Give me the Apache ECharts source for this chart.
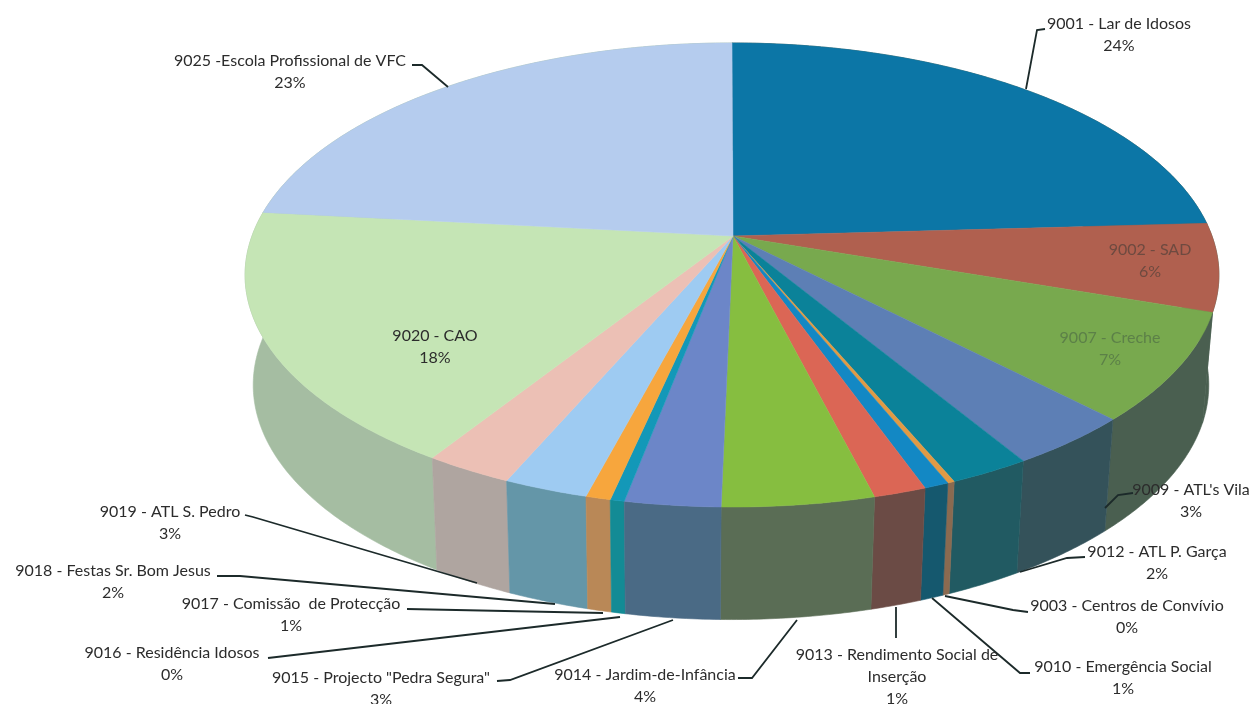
<!DOCTYPE html>
<html>
<head>
<meta charset="utf-8">
<style>
html,body{margin:0;padding:0;background:#fff;overflow:hidden}
#chart{width:1251px;height:704px;filter:blur(0.6px)}
</style>
<script src="https://cdn.jsdelivr.net/npm/echarts@6/dist/echarts.min.js"></script>
</head>
<body>
<div id="chart"></div>
<script>
// ---- data (clockwise from 12 o'clock) ----
const categories = ['9001 - Lar de Idosos','9002 - SAD','9007 - Creche',"9009 - ATL's Vila",'9012 - ATL P. Garça','9003 - Centros de Convívio','9010 - Emergência Social','9013 - Rendimento Social de\nInserção','9014 - Jardim-de-Infância','9015 - Projecto "Pedra Segura"','9016 - Residência Idosos','9017 - Comissão  de Protecção','9018 - Festas Sr. Bom Jesus','9019 - ATL S. Pedro','9020 - CAO','9025 -Escola Profissional de VFC'];
const values = [24.1,6.1,7.5,3.6,2.3,0.2,0.7,1.5,4.3,2.7,0.4,0.7,2.4,2.5,17.7,23.3];
const percentLabels = ['24%','6%','7%','3%','2%','0%','1%','1%','4%','3%','0%','1%','2%','3%','18%','23%'];

// ---- styles ----
const topColors  = ['#0c76a6','#b0604f','#78a94e','#5d7fb5','#0b8299','#e09a45','#1388c4','#db6655','#86be40','#6c86c8','#1398b8','#f7a63d','#9ecbf2','#ecc0b5','#c5e5b5','#b5ccee'];
const wallColors = ['#4a5f50','#4a5f50','#4a5f50','#34525a','#215a62','#8a6a50','#15586e','#6b4b45','#5a6d55','#4a6a85','#138b95','#b98857','#6496a8','#afa5a0','#a5bda2','#a5bda2'];
const labelColors = {1:'#6e4a40',2:'#5c8048'};

// ---- layout ----
const topDisc = {cx:732, cy:236, rx:480, ry:225.5};
const baseDisc = {cx:731, cy:345.5, rx:471, ry:228};
const persp = 0.168;
const labelPos = [[1119,24],[1150,250],[1110,338],[1191,490],[1157,552],[1127,606],[1123,667],[897,655],[645,675],[381,678],[172,653],[291,604],[113,571],[170,512],[435,336],[290,61]];
const leaders = [
 [[1045,29],[1037,30],[1026,89]],null,null,
 [[1133,493],[1118,495],[1105,508]],
 [[1085,557],[1067,558],[1020,572]],
 [[1028,612],[1013,610],[945,596]],
 [[1030,673],[1020,673],[932,598]],
 [[896,607],[896,638]],
 [[738,678],[752,678],[797,620]],
 [[497,681],[510,680],[673,620]],
 [[268,658],[620,617]],
 [[407,609],[603,613]],
 [[217,576],[240,576],[555,604]],
 [[245,515],[253,517],[477,583]],
 null,
 [[412,65],[422,65],[448,87]]
];

const total = values.reduce((a,b)=>a+b,0);
const starts = []; let acc = 0;
values.forEach(v=>{starts.push(acc/total*2*Math.PI); acc+=v;});
function project(d,t){
  const yc=-Math.cos(t), w=1-persp*yc;
  return [d.cx+d.rx*Math.sin(t)/w, d.cy+d.ry*yc/w];
}
function arc(d,a,b){
  const n=Math.max(2,Math.ceil((b-a)/0.01)), pts=[];
  for(let i=0;i<=n;i++) pts.push(project(d,a+(b-a)*i/n));
  return pts;
}
const idx = values.map((_,i)=>i);
const midCos = i=>Math.cos(starts[i]+values[i]/total*Math.PI);
const wallOrder = idx.slice().sort((p,q)=>midCos(q)-midCos(p)); // far to near

function renderWall(params,api){
  const i=api.value(0), a=starts[i], b=a+api.value(1)/total*2*Math.PI;
  const pts=arc(topDisc,a,b).concat(arc(baseDisc,a,b).reverse());
  return {type:'polygon',shape:{points:pts},style:{fill:wallColors[i],stroke:wallColors[i],lineWidth:0.6}};
}
function renderTop(params,api){
  const i=api.value(0), a=starts[i], b=a+api.value(1)/total*2*Math.PI;
  const pts=[[733,236]].concat(arc(topDisc,a,b));
  return {type:'polygon',shape:{points:pts},style:{fill:topColors[i],stroke:topColors[i],lineWidth:0.5}};
}
const graphics=[];
idx.forEach(i=>{
  if(leaders[i]) graphics.push({type:'polyline',z:10,silent:true,shape:{points:leaders[i]},style:{fill:null,stroke:'#1c2a2a',lineWidth:1.8}});
  const lines=categories[i].split('\n').concat(percentLabels[i]);
  const color=labelColors[i]||'#2c2c2c';
  lines.forEach((t,j)=>graphics.push({type:'text',z:11,silent:true,x:labelPos[i][0],y:labelPos[i][1]+j*21.7,
    style:{text:t,fill:color,font:'16px Lato',textAlign:'center',textVerticalAlign:'middle'}}));
});
const chart=echarts.init(document.getElementById('chart'),null,{renderer:'canvas'});
chart.setOption({
  animation:false,
  backgroundColor:'#ffffff',
  series:[
    {type:'custom',coordinateSystem:'none',z:1,silent:true,renderItem:renderWall,data:wallOrder.map(i=>[i,values[i]])},
    {type:'custom',coordinateSystem:'none',z:2,silent:true,renderItem:renderTop,data:idx.map(i=>[i,values[i]])}
  ],
  graphic:graphics
});
</script>
</body>
</html>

• **DESCRIPTION OF THE TASK**
Reproduce every line of the material precisely, omitting its pictures.

• **OUTPUT FOR THIS EXERCISE**
Give me the Apache ECharts source for this chart.
<!DOCTYPE html>
<html>
<head>
<meta charset="utf-8">
<style>
html,body{margin:0;padding:0;background:#fff;overflow:hidden}
#chart{width:1251px;height:704px;filter:blur(0.6px)}
</style>
<script src="https://cdn.jsdelivr.net/npm/echarts@6/dist/echarts.min.js"></script>
</head>
<body>
<div id="chart"></div>
<script>
// ---- data (clockwise from 12 o'clock) ----
const categories = ['9001 - Lar de Idosos','9002 - SAD','9007 - Creche',"9009 - ATL's Vila",'9012 - ATL P. Garça','9003 - Centros de Convívio','9010 - Emergência Social','9013 - Rendimento Social de\nInserção','9014 - Jardim-de-Infância','9015 - Projecto "Pedra Segura"','9016 - Residência Idosos','9017 - Comissão  de Protecção','9018 - Festas Sr. Bom Jesus','9019 - ATL S. Pedro','9020 - CAO','9025 -Escola Profissional de VFC'];
const values = [24.1,6.1,7.5,3.6,2.3,0.2,0.7,1.5,4.3,2.7,0.4,0.7,2.4,2.5,17.7,23.3];
const percentLabels = ['24%','6%','7%','3%','2%','0%','1%','1%','4%','3%','0%','1%','2%','3%','18%','23%'];

// ---- styles ----
const topColors  = ['#0c76a6','#b0604f','#78a94e','#5d7fb5','#0b8299','#e09a45','#1388c4','#db6655','#86be40','#6c86c8','#1398b8','#f7a63d','#9ecbf2','#ecc0b5','#c5e5b5','#b5ccee'];
const wallColors = ['#4a5f50','#4a5f50','#4a5f50','#34525a','#215a62','#8a6a50','#15586e','#6b4b45','#5a6d55','#4a6a85','#138b95','#b98857','#6496a8','#afa5a0','#a5bda2','#a5bda2'];
const labelColors = {1:'#6e4a40',2:'#5c8048'};

// ---- layout ----
const topDisc = {cx:732, cy:236, rx:480, ry:225.5};
const baseDisc = {cx:731, cy:345.5, rx:471, ry:228};
const persp = 0.168;
const labelPos = [[1119,24],[1150,250],[1110,338],[1191,490],[1157,552],[1127,606],[1123,667],[897,655],[645,675],[381,678],[172,653],[291,604],[113,571],[170,512],[435,336],[290,61]];
const leaders = [
 [[1045,29],[1037,30],[1026,89]],null,null,
 [[1133,493],[1118,495],[1105,508]],
 [[1085,557],[1067,558],[1020,572]],
 [[1028,612],[1013,610],[945,596]],
 [[1030,673],[1020,673],[932,598]],
 [[896,607],[896,638]],
 [[738,678],[752,678],[797,620]],
 [[497,681],[510,680],[673,620]],
 [[268,658],[620,617]],
 [[407,609],[603,613]],
 [[217,576],[240,576],[555,604]],
 [[245,515],[253,517],[477,583]],
 null,
 [[412,65],[422,65],[448,87]]
];

const total = values.reduce((a,b)=>a+b,0);
const starts = []; let acc = 0;
values.forEach(v=>{starts.push(acc/total*2*Math.PI); acc+=v;});
function project(d,t){
  const yc=-Math.cos(t), w=1-persp*yc;
  return [d.cx+d.rx*Math.sin(t)/w, d.cy+d.ry*yc/w];
}
function arc(d,a,b){
  const n=Math.max(2,Math.ceil((b-a)/0.01)), pts=[];
  for(let i=0;i<=n;i++) pts.push(project(d,a+(b-a)*i/n));
  return pts;
}
const idx = values.map((_,i)=>i);
const midCos = i=>Math.cos(starts[i]+values[i]/total*Math.PI);
const wallOrder = idx.slice().sort((p,q)=>midCos(q)-midCos(p)); // far to near

function renderWall(params,api){
  const i=api.value(0), a=starts[i], b=a+api.value(1)/total*2*Math.PI;
  const pts=arc(topDisc,a,b).concat(arc(baseDisc,a,b).reverse());
  return {type:'polygon',shape:{points:pts},style:{fill:wallColors[i],stroke:wallColors[i],lineWidth:0.6}};
}
function renderTop(params,api){
  const i=api.value(0), a=starts[i], b=a+api.value(1)/total*2*Math.PI;
  const pts=[[733,236]].concat(arc(topDisc,a,b));
  return {type:'polygon',shape:{points:pts},style:{fill:topColors[i],stroke:topColors[i],lineWidth:0.5}};
}
const graphics=[];
idx.forEach(i=>{
  if(leaders[i]) graphics.push({type:'polyline',z:10,silent:true,shape:{points:leaders[i]},style:{fill:null,stroke:'#1c2a2a',lineWidth:1.8}});
  const lines=categories[i].split('\n').concat(percentLabels[i]);
  const color=labelColors[i]||'#2c2c2c';
  lines.forEach((t,j)=>graphics.push({type:'text',z:11,silent:true,x:labelPos[i][0],y:labelPos[i][1]+j*21.7,
    style:{text:t,fill:color,font:'16px Lato',textAlign:'center',textVerticalAlign:'middle'}}));
});
const chart=echarts.init(document.getElementById('chart'),null,{renderer:'canvas'});
chart.setOption({
  animation:false,
  backgroundColor:'#ffffff',
  series:[
    {type:'custom',coordinateSystem:'none',z:1,silent:true,renderItem:renderWall,data:wallOrder.map(i=>[i,values[i]])},
    {type:'custom',coordinateSystem:'none',z:2,silent:true,renderItem:renderTop,data:idx.map(i=>[i,values[i]])}
  ],
  graphic:graphics
});
</script>
</body>
</html>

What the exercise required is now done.